How do writers write?

I’ve just started a new novel. It’s exciting for me because I’ve not started a new novel for a while. I love setting off on a voyage of discovery with the characters. I have a vague idea of the theme of the book and a vague idea who the characters are but, for me, the process of writing fiction is very similar to the process of reading it. I write in order to work out what will happen, in the same way that anyone who knows me will confirm that I talk in order to work out what I think. Which doesn’t always go down well with some people!

This morning I dropped my six year old at school and the tables were already set out with today’s story-writing task. The school employs Pie Corbett’s WALT system which, when I read about it, sounds like a really effective way to get children writing, but I couldn’t help feeling faintly depressed when I saw the grid of writing prompts. What is your setting? Who are your characters? What will happen? If I saw that, I would immediately have writers’ block. I didn’t know where the male protagonist of my book lived until I described his garden. I didn’t know where the female character worked until she walked through the door of the library that, it turns out, she manages. If I had to know everything about what’s going to happen in my story, I wouldn’t get off the starting blocks.

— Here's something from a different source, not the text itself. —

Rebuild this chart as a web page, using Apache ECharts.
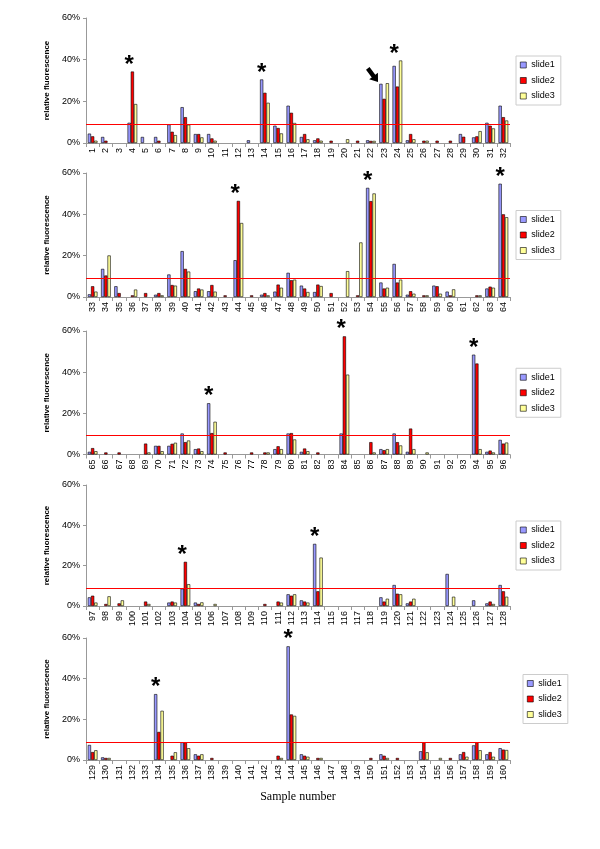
<!DOCTYPE html>
<html><head><meta charset="utf-8">
<script src="https://cdn.jsdelivr.net/npm/echarts@6/dist/echarts.min.js"></script>
<style>html,body{margin:0;padding:0;background:#fff}#c{width:600px;height:849px}</style>
</head><body><div id="c"></div>
<script>
const seriesNames = ['slide1', 'slide2', 'slide3'];

const cats1 = ['1','2','3','4','5','6','7','8','9','10','11','12','13','14','15','16','17','18','19','20','21','22','23','24','25','26','27','28','29','30','31','32'];
const cats2 = ['33','34','35','36','37','38','39','40','41','42','43','44','45','46','47','48','49','50','51','52','53','54','55','56','57','58','59','60','61','62','63','64'];
const cats3 = ['65','66','67','68','69','70','71','72','73','74','75','76','77','78','79','80','81','82','83','84','85','86','87','88','89','90','91','92','93','94','95','96'];
const cats4 = ['97','98','99','100','101','102','103','104','105','106','107','108','109','110','111','112','113','114','115','116','117','118','119','120','121','122','123','124','125','126','127','128'];
const cats5 = ['129','130','131','132','133','134','135','136','137','138','139','140','141','142','143','144','145','146','147','148','149','150','151','152','153','154','155','156','157','158','159','160'];

const p1_slide1 = [4.5,2.9,0,9.7,2.9,2.9,8.9,17.2,4.3,4.3,0,0,1.3,30.5,8.3,17.9,2.9,1.3,0,0,0,1.3,28.4,37.0,1.3,0,0,0,4.3,2.7,9.7,17.9];
const p1_slide2 = [3.2,1.1,0,34.3,0,1.1,5.4,12.4,4.3,2.2,0,0,0,24.1,7.2,14.5,4.3,2.2,1.1,0,1.1,1.0,21.2,27.1,4.3,1.1,1.1,1.1,3.0,3.2,8.3,12.4];
const p1_slide3 = [1.1,0,0,18.7,0,0,3.8,8.8,2.7,1.1,0,0,0,19.3,4.6,9.6,1.8,1.1,0,1.8,0,1.0,28.7,39.6,1.8,1.1,0,0,0,5.7,7.0,10.8];

const p2_slide1 = [1.3,13.6,5.2,0,0,1.1,10.9,22.2,2.8,2.8,0,17.8,0,1.1,2.6,11.7,5.5,2.4,0,0,0,52.8,7.0,16.0,1.1,0,5.5,2.6,0,0,4.1,54.8];
const p2_slide2 = [5.2,10.4,1.9,0.8,1.9,1.9,5.8,13.6,4.1,5.8,0.8,46.5,0.8,1.9,6.0,8.1,4.1,6.0,1.9,0,0.8,46.4,4.1,7.0,2.8,0.8,5.2,0.8,0,0.8,5.0,40.0];
const p2_slide3 = [2.6,20.1,0,3.6,0,0.8,5.5,12.3,3.6,2.6,0,35.8,0,0.8,4.5,8.4,2.4,5.3,0,12.5,26.4,50.1,4.5,8.4,1.6,0.8,1.6,3.7,0,0.8,4.5,38.6];

const p3_slide1 = [1.3,0,0,0,0,4.2,4.2,10.2,2.6,24.9,0,0,0,0,2.6,10.2,1.3,0,0,10.2,0,0,2.6,10.2,1.3,0,0,0,0,48.5,1.3,7.1];
const p3_slide2 = [3.1,1.0,1.0,0,5.3,4.2,5.2,6.0,2.9,10.4,1.0,0,1.0,1.0,4.0,10.4,2.9,1.0,0,57.4,0,6.0,2.1,6.0,12.6,0,0,0,0,44.2,1.9,5.3];
const p3_slide3 = [1.6,0,0,0,1.0,1.6,5.7,6.8,1.6,15.9,0,0,0,1.0,2.6,7.3,1.6,0,0,38.8,0,1.0,2.6,4.4,2.6,1.0,0,0,0,2.6,1.0,5.8];

const p4_slide1 = [4.3,0,0,0,0,0,1.7,8.6,1.7,0,0,0,0,0,0,5.8,2.8,30.8,0,0,0,0,4.3,10.4,1.3,0,0,15.9,0,2.8,1.3,10.4];
const p4_slide2 = [5.1,1.0,1.3,0,2.2,0,2.2,21.9,1.0,0,0,0,0,1.0,2.2,5.1,2.2,7.3,0,0,0,0,2.2,6.1,2.2,0,0,0,0,0,2.2,7.3];
const p4_slide3 = [1.7,4.8,2.8,0,1.0,0,1.7,10.8,1.8,1.0,0,0,0,0,1.7,5.8,1.7,24.0,0,0,0,0,3.6,5.8,3.6,0,0,4.6,0,0,1.0,4.6];

const p5_slide1 = [7.4,1.3,0,0,0,32.4,0,8.7,2.8,0,0,0,0,0,0,55.9,2.8,0,0,0,0,0,2.8,0,0,4.3,0,0,2.8,7.2,2.8,5.8];
const p5_slide2 = [3.9,1.0,0,0,0,13.8,2.1,8.7,2.1,1.0,0,0,0,0,2.1,22.4,2.1,1.0,0,0,0,1.0,2.1,1.0,0,8.7,0,1.0,3.9,8.7,3.9,5.1];
const p5_slide3 = [4.8,1.0,0,0,0,24.2,3.8,5.8,2.8,0,0,0,0,0,1.0,21.7,1.6,1.0,0,0,0,0,1.0,0,0,3.8,1.0,0,1.6,4.8,1.6,4.9];

const yTicks = [0, 20, 40, 60];
const thresholds = [9.0, 8.9, 9.4, 8.8, 8.9];
const starred1 = ['4','14','24'];
const starred2 = ['44','54','64'];
const starred3 = ['74','84','94'];
const starred4 = ['104','114'];
const starred5 = ['134','144'];
const arrowTarget = ['23'];

const panels = [
  {cats: cats1, vals: [p1_slide1, p1_slide2, p1_slide3], star: starred1, arrow: arrowTarget},
  {cats: cats2, vals: [p2_slide1, p2_slide2, p2_slide3], star: starred2, arrow: []},
  {cats: cats3, vals: [p3_slide1, p3_slide2, p3_slide3], star: starred3, arrow: []},
  {cats: cats4, vals: [p4_slide1, p4_slide2, p4_slide3], star: starred4, arrow: []},
  {cats: cats5, vals: [p5_slide1, p5_slide2, p5_slide3], star: starred5, arrow: []}
];

// layout (pixels)
const gridTops = [18, 173, 331, 485, 638];
const gridHeights = [125, 124, 123.5, 121, 122];
const legendLefts = [516, 516, 516, 516, 523];
const colors = ['#9999FF', '#FF0000', '#FFFF99'];
const FONT = 'Liberation Sans, Arial, sans-serif';

const grid = [], xAxis = [], yAxis = [], series = [], legend = [];

panels.forEach((p, i) => {
  grid.push({left: 86, width: 424, top: gridTops[i], height: gridHeights[i]});
  const xa = {
    type: 'category', gridIndex: i, data: p.cats,
    axisLine: {show: true, lineStyle: {color: '#999', width: 1}},
    axisTick: {show: true, length: 4, lineStyle: {color: '#999'}},
    axisLabel: {rotate: 90, interval: 0, fontSize: 9, color: '#000', margin: 5, fontFamily: FONT}
  };
  if (i === 4) {
    xa.name = 'Sample number';
    xa.nameLocation = 'middle';
    xa.nameGap = 31;
    xa.nameTextStyle = {fontFamily: 'Liberation Serif, Times New Roman, serif', fontSize: 12, color: '#000'};
  }
  xAxis.push(xa);
  yAxis.push({
    type: 'value', gridIndex: i, min: yTicks[0], max: yTicks[yTicks.length - 1], interval: yTicks[1] - yTicks[0],
    axisLine: {show: true, lineStyle: {color: '#999', width: 1}},
    axisTick: {show: true, length: 3, lineStyle: {color: '#999'}},
    splitLine: {show: false},
    axisLabel: {formatter: '{value}%', fontSize: 9, color: '#000', margin: 6, fontFamily: FONT},
    name: 'relative fluorescence', nameLocation: 'middle', nameGap: 23,
    nameTextStyle: {fontSize: 8, fontWeight: 'bold', color: '#000', fontFamily: FONT}
  });
  p.vals.forEach((arr, k) => {
    const s = {
      type: 'bar', name: seriesNames[k], xAxisIndex: i, yAxisIndex: i,
      data: arr.map(v => v === 0 ? '-' : v),
      itemStyle: {color: colors[k], borderColor: '#000', borderWidth: 0.6},
      barGap: '0%', barCategoryGap: '27%',
      animation: false
    };
    if (k === 0) {
      s.markLine = {
        silent: true, symbol: ['none', 'none'], animation: false,
        label: {show: false},
        lineStyle: {color: '#FF0000', width: 1, type: 'solid'},
        data: [{yAxis: thresholds[i]}]
      };
      const mp = p.star.map(c => {
        const idx = p.cats.indexOf(c);
        const m = Math.max(p.vals[0][idx], p.vals[1][idx], p.vals[2][idx]);
        return {
          coord: [c, m], symbol: 'circle', symbolSize: 1,
          itemStyle: {color: 'rgba(0,0,0,0)'},
          label: {show: true, formatter: '*', position: 'top', distance: -6,
                  fontSize: 24, fontWeight: 'bold', color: '#000', fontFamily: FONT}
        };
      });
      p.arrow.forEach(c => {
        const idx = p.cats.indexOf(c);
        const m = Math.max(p.vals[0][idx], p.vals[1][idx], p.vals[2][idx]);
        mp.push({
          coord: [c, m], symbol: 'path://M3,0L7,0L7,9L10,9L5,16L0,9L3,9Z',
          symbolSize: [11, 17], symbolRotate: 37, symbolOffset: [-8, -8],
          itemStyle: {color: '#000'}, label: {show: false}
        });
      });
      s.markPoint = {silent: true, animation: false, data: mp};
    }
    series.push(s);
  });
  legend.push({
    orient: 'vertical', left: legendLefts[i], top: gridTops[i] + gridHeights[i] / 2 - 24.5,
    itemWidth: 6, itemHeight: 6, itemGap: 5.5, icon: 'rect',
    padding: [4, 6, 4, 4], borderColor: '#ccc', borderWidth: 1,
    textStyle: {fontSize: 9, color: '#000', fontFamily: FONT, lineHeight: 10},
    itemStyle: {borderColor: '#000', borderWidth: 0.6},
    data: seriesNames
  });
});

const chart = echarts.init(document.getElementById('c'), null, {renderer: 'canvas'});
chart.setOption({
  backgroundColor: '#fff',
  animation: false,
  grid, xAxis, yAxis, series, legend
});
</script>
</body></html>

Lots of writers I know do plot their novels carefully and maybe it works for them but the joy for me is setting out with an unknown destination. And maybe six year olds need a bit of structure for their writing sometimes. But when I watch my daughter with a pile of cardboard and scissors, glitter and glue, she doesn’t have any idea what she’s making and she’s utterly enthralled by the process of creative discovery. Writing doesn’t have to be any different. All you need is the material of words, the glue of grammar and the glitter of imagination. It would be nice to see a bit more of that in schools.